In 2009, I happened upon a one-shot Spider-Man & Human Torch story. Side-by-side on the rack at my local comic book store were an English-language version and a Spanish-language version, both of which were called ¡Bahía de los Muertos! (literally Bay of the Dead). The Spanish version was also marked “Edición Boricua en Español,” meaning that it was the Puerto Rican edition. I’ve included two images, below. The one on the left is from the Spanish version and the one on the right is from the English. In panel 1, Johnny is getting hit by a monster. In panel 2, Spider-Man is driving the flying car and asks Johnny if he’s okay. In panel 3, Johnny goes supernova to help defeat the monster. Both of these images are equivalent except for the linguistic text.
In panel 1, the sound of the monster’s tentacle striking Johnny is English <THWAP> but Spanish <FUAP>. Writer Tom Beland and artist Juan Doe have used sounds that are similar but not exactly the same. English <THWAP> shows two basic differences from Spanish <FUAP>. First, word-initial <TH> stands in for word-intial <F>, and though they look remarkably different, they are very similar phonetically.
In phonetics, <TH> is described as a voiceless interdental fricative. ‘Voiceless’ means that the vocal cords don’t vibrate during production of the sound. ‘Interdental’ means that the tongue protrudes between the teeth, and ‘fricative’ indicates a ‘hissing’ flow of air passing over the tongue, through the teeth, and out the mouth. Similarly, <F> is described as a voiceless fricative. But <F> is labiodental rather than interdental, meaning that the tongue is contained behind the teeth (it doesn’t protrude). Specifically, <F> is made when the top teeth are placed on the bottom lip and the speaker forces air through that space. Again, the ‘hissing’ sound is characteristic of all fricatives.

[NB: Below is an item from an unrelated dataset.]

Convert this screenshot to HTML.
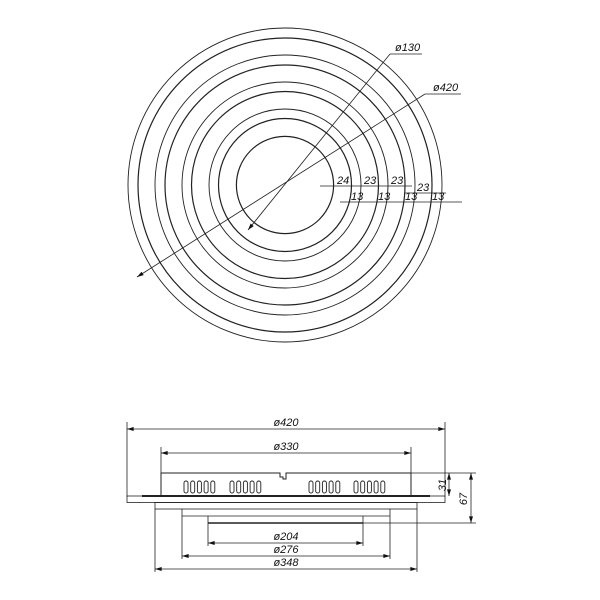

The other notable difference in panel 1 is that the value of <A> in English <THWAP> differentiates it from the <A> in Spanish <FUAP>. For most US English speakers, <THWAP> rhymes with <CAP> and shares the same vowel as <HAT> and <LACK> and <STAND>. The value of Spanish <A> is slightly different, sounding more similar to English <FATHER> or <POT>.
A greater difference in rendering sound effect is noticeable in panel 3. The Spanish <FWAAASH> has a vowel like English <FATHER> and this is an elongated <A>, like we would say when wrestling with a tongue depressor in the doctor’s office. The English <FWOOOSH>, though it shares the same initial consonant cluster <FW>, contains a very different vowel as its core sound. An English-speaking reader knows that the vowel sound in <FWOOOSH> rhymes with the vowel sound in <FOOD> and other similar sound effects like <SWOOSH> or <WHOOSH>. But a Spanish-speaking reader might make the vowel in <FWOOOSH> sound like the <O> in <OCEAN>. (Admittedly, for some English speakers, the vowel sound in words like <SWOOSH> might rhyme with the vowel in <COOK> rather than <FOOD>, but this is a minor detail and doesn’t really affect the Spanish-English comparison.)
Spanish <FWAAASH> probably sounds like English <WASH>. However, if the rules for <THWAP/FUAP> in panel 1 are applied to the effects in panel 3, then English <FWOOOSH> would probably be spelled as Spanish <FUUUUSH>. The problem is that Spanish <FUUUUSH> wouldn’t have a sound like English <FW>. Instead, the vowel <U> would be elongated, sounding much like the English word <FOOD>. Or <FOOOOD> if we’re looking for an iconic spelling.
The writer and artist, then, compensate by making two spelling changes. Instead of <FU> as in <FUAP>, they use <FW>. Even though the <FU> and the <FW> are different spellings, they are similar pronunciations. Further, the Spanish <FWAAASH> has an <A> vowel and the English version has an <O> vowel. The sound effects, then, sound the same at the beginning but sound very different in the center, and they end up with an <SH> combination at the end of the word.
Another way of looking at it is to say that in the Spanish version, the sound effect in panel 1 <FUAP> and the sound effect in panel 3 <FWAAASH> are most likely pronounced very similarly, with the exception of the end of the words. But the rules for spelling the consonant clusters and the vowels are problematic, and the writers seem to use various strategies to make the sound effects work.
What remains unclear for me is that typically Spanish doesn’t spell words with <SH>, so do Spanish-speaking comic book readers know how the <SH> sounds? If so, how do they know? Is it a general familiarity with English-language comic book conventions? Further, would an English-speaking comic book reader know that the Spanish word <FWAAASH> probably does not rhyme with <FLASH>?
I think the writer & artist here are trying to accommodate audiences with two different linguistic codes, but their spelling choices here demonstrate that the phonological rules of Spanish and English sound effects vary somewhat. This means that even though the images of the comic are identical, the linguistic codes have to be handled with care so as to respect and accommodate readers’ linguistic resources.